# Weiss: Lute Sonata in A minor, Weiss SW 29 "L'Infidèle"



## science (Oct 14, 2010)

Sylvius Weiss (1687-1750 - wiki), an acquaintance of the Bach family, composed this lute sonata which is currently on the 100th tier of the Talk Classical community's favorite and most highly recommended works.

I wonder how you feel about this work (both in its own right and perhaps compared to Weiss's other works and comparable works from that era), and if you favor any of the extant recordings of it.

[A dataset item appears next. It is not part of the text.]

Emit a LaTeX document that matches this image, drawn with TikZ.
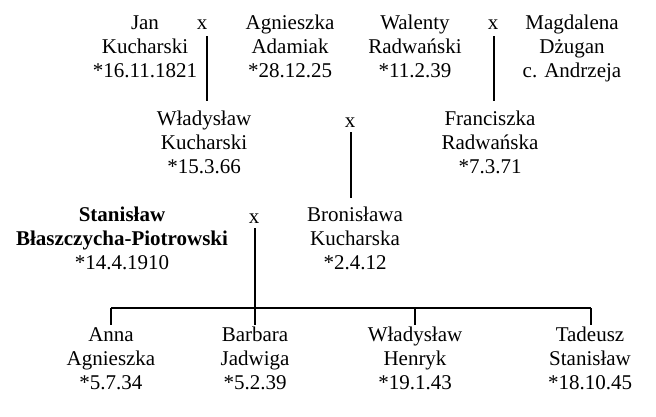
\documentclass[tikz,border=0pt]{standalone}
\usepackage{fontspec}
\setmainfont{Liberation Serif}
\begin{document}
\begin{tikzpicture}[x=1pt,y=-1pt,
  person/.style={align=center,inner sep=0pt,font=\fontsize{21}{24}\selectfont,
    execute at begin node=\strut, execute at end node=\strut},
  marr/.style={inner sep=0pt,anchor=base,font=\fontsize{21}{24}\selectfont},
  link/.style={line width=2pt}]
\useasboundingbox (0,0) rectangle (656,416);
% generation 1
\node[person] (jan) at (145,50) {Jan\\Kucharski\\*16.11.1821};
\node[marr] (x1) at (202,29.5) {x};
\node[person] (agn) at (290,50) {Agnieszka\\Adamiak\\*28.12.25};
\node[person] (wal) at (415,50) {Walenty\\Radwański\\*11.2.39};
\node[marr] (x2) at (493,29.5) {x};
\node[person] (mag) at (572,50) {Magdalena\\Dżugan\\c. Andrzeja};
% generation 2
\node[person] (wla) at (204,146) {Władysław\\Kucharski\\*15.3.66};
\node[marr] (x3) at (350,127) {x};
\node[person] (fra) at (490,146) {Franciszka\\Radwańska\\*7.3.71};
% generation 3
\node[person,font=\fontsize{21}{24}\selectfont\bfseries] (sta) at (122,242) {Stanisław\\Błaszczycha-Piotrowski\\\normalfont*14.4.1910};
\node[marr] (x4) at (254,223.5) {x};
\node[person] (bro) at (355,242) {Bronisława\\Kucharska\\*2.4.12};
% children
\node[person] (ann) at (111,362) {Anna\\Agnieszka\\*5.7.34};
\node[person] (bar) at (255,362) {Barbara\\Jadwiga\\*5.2.39};
\node[person] (whe) at (415,362) {Władysław\\Henryk\\*19.1.43};
\node[person] (tad) at (590,362) {Tadeusz\\Stanisław\\*18.10.45};
% connectors
\coordinate (c1) at (207,36);
\coordinate (c1e) at (207,101);
\draw[link] (c1) -- (c1e);
\coordinate (c2) at (494,36);
\coordinate (c2e) at (494,101);
\draw[link] (c2) -- (c2e);
\coordinate (c3) at (351,132);
\coordinate (c3e) at (351,198);
\draw[link] (c3) -- (c3e);
\coordinate (c4) at (255,228);
\coordinate (hb) at (255,308);
\draw[link] (c4) -- (hb);
\coordinate (hl) at (111,308);
\coordinate (hr) at (591,308);
\draw[link] (hl) -- (hr);
\coordinate (d1) at (111,325);
\coordinate (d2) at (255,325);
\coordinate (d3) at (415,308);
\coordinate (d3e) at (415,325);
\coordinate (d4e) at (591,325);
\draw[link] (hl) -- (d1);
\draw[link] (hb) -- (d2);
\draw[link] (d3) -- (d3e);
\draw[link] (hr) -- (d4e);
\end{tikzpicture}
\end{document}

Also, I would really love to know if you know the date of this work. I can't find it anywhere!

Thank you all.

If this happens to be a new work to you, and you're open to Baroque lute music, you might like this as an introduction. It's known for a few "odd" features that were probably meant as allusions to Turkish music (the "infidel" of the title was the Ottoman sultan, who had besieged Vienna in 1683), an event that was still on some people's minds during Weiss's lifetime.


----------



## Kjetil Heggelund (Jan 4, 2016)

Maybe his most famous work! I love it and have played it on guitar. It's quite different from JS Bach. For me there are some other sonatas by him that are just as captivating, but hard to remember numbers...g-minor and d-minor and Passacaglia from D-major suites come to mind, Dresden and London manuscripts...I checked my go to site, slweiss.de and couldn't find any historic info...


----------



## Dorsetmike (Sep 26, 2018)

According to this, 1719

https://www.discogs.com/Weiss-Kellner-Bach-Eugen-M-Dombois-Die-BarockLaute-I-The-Baroque-Lute-I-Le-Luth-Baroque-I/release/4871173

It's on Youtube for those who have not heard it


----------